Three Years. Five Deadlines. One Chairman Who Quietly Resigned. Zero Pages. Manipur's Commission of Inquiry Has Until May 20.

3 May 2026 - Imphal, Manipur

Record date
3 May 2026
Location
Imphal, Manipur
The odd part

India's Commission of Inquiry into the Manipur violence has been active since June 2023, missed four consecutive deadlines, watched its first chairman resign without public explanation in February 2026, swore in a replacement on March 1, and must now produce its findings by May 20 — three years of mandate, zero pages of report.

What happened

On June 4, 2023, the Central government established a Commission of Inquiry to investigate the causes, spread, and administrative failures of the Manipur violence. It was given six months. It missed the deadline. A second deadline — September 2024 — was missed.

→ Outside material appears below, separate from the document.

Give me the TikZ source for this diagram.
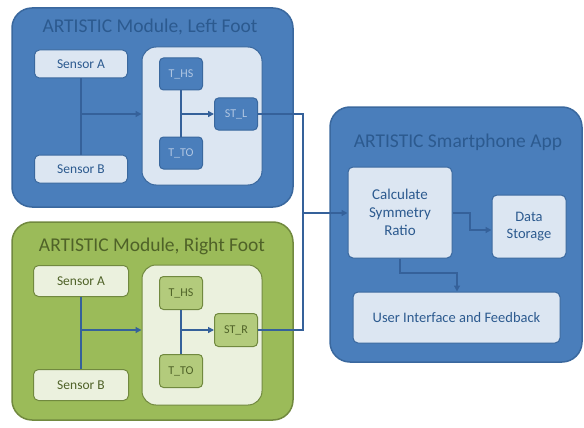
\documentclass[tikz,border=0pt]{standalone}
\usepackage{fontspec}
\setmainfont{Carlito}
\usetikzlibrary{arrows.meta}
\definecolor{bluefill}{HTML}{4A7EBB}
\definecolor{blueline}{HTML}{3A689E}
\definecolor{bluelight}{HTML}{DCE6F2}
\definecolor{bluetext}{HTML}{2C5A8F}
\definecolor{bluesmalltext}{HTML}{B0C6E2}
\definecolor{greenfill}{HTML}{9BBB59}
\definecolor{greensmall}{HTML}{B3CB7C}
\definecolor{greenline}{HTML}{71893F}
\definecolor{greenlight}{HTML}{EBF1DE}
\definecolor{greentext}{HTML}{4F6228}
\definecolor{wireblue}{HTML}{35619A}
\tikzset{
  outerB/.style={draw=blueline, fill=bluefill, line width=1.5pt, rounded corners=20pt},
  outerG/.style={draw=greenline, fill=greenfill, line width=1.5pt, rounded corners=20pt},
  lightB/.style={draw=blueline, fill=bluelight, line width=1pt, rounded corners=5pt, text=bluetext, font=\fontsize{13.5}{15}\selectfont},
  lightG/.style={draw=greenline, fill=greenlight, line width=1pt, rounded corners=5pt, text=greentext, font=\fontsize{13.5}{15}\selectfont},
  innerB/.style={draw=blueline, fill=bluelight, line width=1pt, rounded corners=14pt},
  innerG/.style={draw=greenline, fill=greenlight, line width=1pt, rounded corners=14pt},
  smallB/.style={draw=blueline, fill=bluefill, line width=1pt, rounded corners=4pt, text=bluesmalltext, font=\fontsize{12}{14}\selectfont},
  smallG/.style={draw=greenline, fill=greensmall, line width=1pt, rounded corners=4pt, text=greentext, font=\fontsize{12}{14}\selectfont},
  titleB/.style={text=bluetext, font=\fontsize{19.5}{22}\selectfont},
  titleG/.style={text=greentext, font=\fontsize{19.5}{22}\selectfont},
  apptext/.style={align=center, font=\fontsize{15}{18}\selectfont},
  wire/.style={draw=wireblue, line width=1.3pt},
  wirearrow/.style={wire, -{Triangle[length=6pt,width=6pt]}},
}
\begin{document}
\begin{tikzpicture}[x=1pt,y=-1pt]
\useasboundingbox (0,0) rectangle (584,428);
% ---------- Left foot ----------
\draw[outerB] (12,8) rectangle (293,207);
\node[titleB] (tl) at (150,27) {ARTISTIC Module, Left Foot};
\node[lightB, minimum width=93pt, minimum height=28pt] (laA) at (81,64) {Sensor A};
\node[lightB, minimum width=93pt, minimum height=28pt] (laB) at (81,169) {Sensor B};
\node[innerB, minimum width=120pt, minimum height=138pt] (lin) at (202,116) {};
\node[smallB, minimum width=43pt, minimum height=32pt] (lhs) at (181,74) {T\_HS};
\node[smallB, minimum width=43pt, minimum height=32pt] (lto) at (181,153) {T\_TO};
\node[smallB, minimum width=43pt, minimum height=32pt] (lst) at (236,114) {ST\_L};
\draw[wire] (laA.south) -- (laB.north);
\draw[wirearrow] (laA.south |- lst.west) -- (lin.west |- lst.west);
\draw[wire] (lhs.south) -- (lto.north);
\draw[wirearrow] (lhs.south |- lst.west) -- (lst.west);
% ---------- Right foot ----------
\draw[outerG] (12,222) rectangle (293,420);
\node[titleG] (tr) at (152,246) {ARTISTIC Module, Right Foot};
\node[lightG, minimum width=95pt, minimum height=31pt] (raA) at (81,281) {Sensor A};
\node[lightG, minimum width=95pt, minimum height=31pt] (raB) at (81,385) {Sensor B};
\node[innerG, minimum width=120pt, minimum height=140pt] (rin) at (202,335) {};
\node[smallG, minimum width=43pt, minimum height=33pt] (rhs) at (181,293) {T\_HS};
\node[smallG, minimum width=43pt, minimum height=33pt] (rto) at (181,371) {T\_TO};
\node[smallG, minimum width=43pt, minimum height=33pt] (rst) at (236,330) {ST\_R};
\draw[wire] (raA.south) -- (raB.north);
\draw[wirearrow] (raA.south |- rst.west) -- (rin.west |- rst.west);
\draw[wire] (rhs.south) -- (rto.north);
\draw[wirearrow] (rhs.south |- rst.west) -- (rst.west);
% ---------- App ----------
\draw[outerB] (330,107) rectangle (582,362);
\node[titleB] (ta) at (458,142) {ARTISTIC Smartphone App};
\node[lightB, apptext, minimum width=104pt, minimum height=91pt] (calc) at (400,212.5) {Calculate\\Symmetry\\Ratio};
\node[lightB, apptext, font=\fontsize{14.5}{17.5}\selectfont, minimum width=74pt, minimum height=63pt] (ds) at (529,226.5) {Data\\Storage};
\node[lightB, apptext, font=\fontsize{14.5}{17}\selectfont, minimum width=207pt, minimum height=51pt] (ui) at (456.5,317.5) {User Interface and Feedback};
\coordinate (j) at (303,213);
\draw[wire] (lst.east) -| (j);
\draw[wire] (rst.east) -| (j);
\draw[wirearrow] (j) -- (calc.west |- j);
\draw[wirearrow] (calc.east |- j) -- (470,213) -- (470,230) -- (ds.west |- 0,230);
\draw[wirearrow] (calc.south) -- (400,273) -- (457,273) -- (ui.north -| 457,0);
\end{tikzpicture}
\end{document}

Then December 2024. Then May 2025. On the fourth extension, its chairman Justice Ajai Lamba resigned without public explanation in February 2026. Justice Balbir Singh Chauhan, a retired Supreme Court judge, was appointed chairman on March 1, 2026, inheriting a commission that had spent nearly three years producing nothing, with 77 days until his deadline. That deadline is May 20, 2026. In the three years the commission has been active: 260+ people killed, nearly 70,000 displaced, 59,000 still in relief camps as of March 2026, 6,200+ arson cases registered in 2023 alone, and approximately 6,000 firearms looted from police arsenals. Zero convictions have been secured. The government has not publicly explained what the first chairman produced — or did not produce — during 32 months in charge.